A Critical and Comparative Review of Fluorescent Tools for Live-Cell Imaging

Abstract

Fluorescent tools have revolutionized our ability to probe biological dynamics, particularly at the cellular level. Fluorescent sensors have been developed on several platforms, utilizing either small-molecule dyes or fluorescent proteins, to monitor proteins, RNA, DNA, small molecules, and even cellular properties, such as pH and membrane potential. We briefly summarize the impressive history of tool development for these various applications and then discuss the most recent noteworthy developments in more detail. Particular emphasis is placed on tools suitable for single-cell analysis and especially live-cell imaging applications. Finally, we discuss prominent areas of need in future fluorescent tool development-specifically, advancing our capability to analyze and integrate the plethora of high-content data generated by fluorescence imaging.

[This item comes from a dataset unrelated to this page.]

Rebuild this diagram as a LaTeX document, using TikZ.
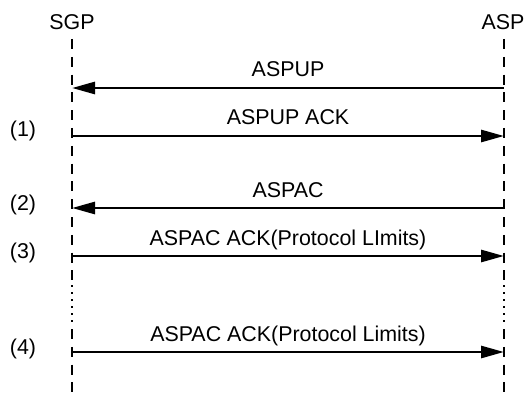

Keywords: cellular dynamics; fluorescent dyes; fluorescent proteins; live-cell imaging; probes.

Figure 1

Methods of fluorescently tagging proteins. As an example, tagging of β-actin by various tools is presented where the genetically encoded parts are drawn as bars (to scale). (a) FPs can be fused at the N- or C-termini of a protein of interest. The structures of β-actin (PDB ID 2BTF) and GFP (PDB ID 1EMA) are shown at the same relative scale. (b) A modified tRNA (loaded by an evolved aminoacyl-tRNA synthetase) can incorporate an unnatural amino acid at the amber (TAG) codon. A representative tRNA structure (ID 1EHZ) is shown to illustrate the incorporation of an unnatural amino acid in response to the amber codon (UAG) in the mRNA. (c) The HaloTag can be genetically fused to a protein of interest (HaloTag, PDB ID 4KAA). The Halo Tag consists of a modified dehalogenase that covalently binds to a membrane-permeant synthetic ligand. (d) A short biotin tag sequence is genetically fused to a protein of interest. Biotin is then bound to the tag by biotin ligase, which in turn tightly binds labeled streptavidin. The structures of β-actin and streptavidin (PDB ID 4JNJ) in the fusion construct are shown at the same relative scale (biotin ligase: PDB ID 1BIA). Abbreviation: FP, fluorescent protein.

Figure 2

Methods of fluorescently labeling RNA in fixed or live samples. (a) Endogenous RNA is labeled by sequence-specific fluorescent oligo probes that bind the RNA of interest in fixed permeabilized cells. (b) A small aptamer (called Spinach/Broccoli) is genetically incorporated as a fusion of the RNA of interest, and fluorescence activation is achieved after binding of the cell-permeable small molecule DFHBI. (c) Short aptamers are incorporated at the 3′ end of the RNA of interest in series. Each aptamer binds an aptamer-binding protein fused to one or several FPs. (d) An FP is fused to a genetically modified version of Cas9 that remains nuclear, unless it is retained in the cytosol upon binding to an endogenous RNA of interest via a sequence-specific PAMmer. Abbreviation: FP, fluorescent protein; PAMmer, protospacer adjacent motif-presenting oligomer.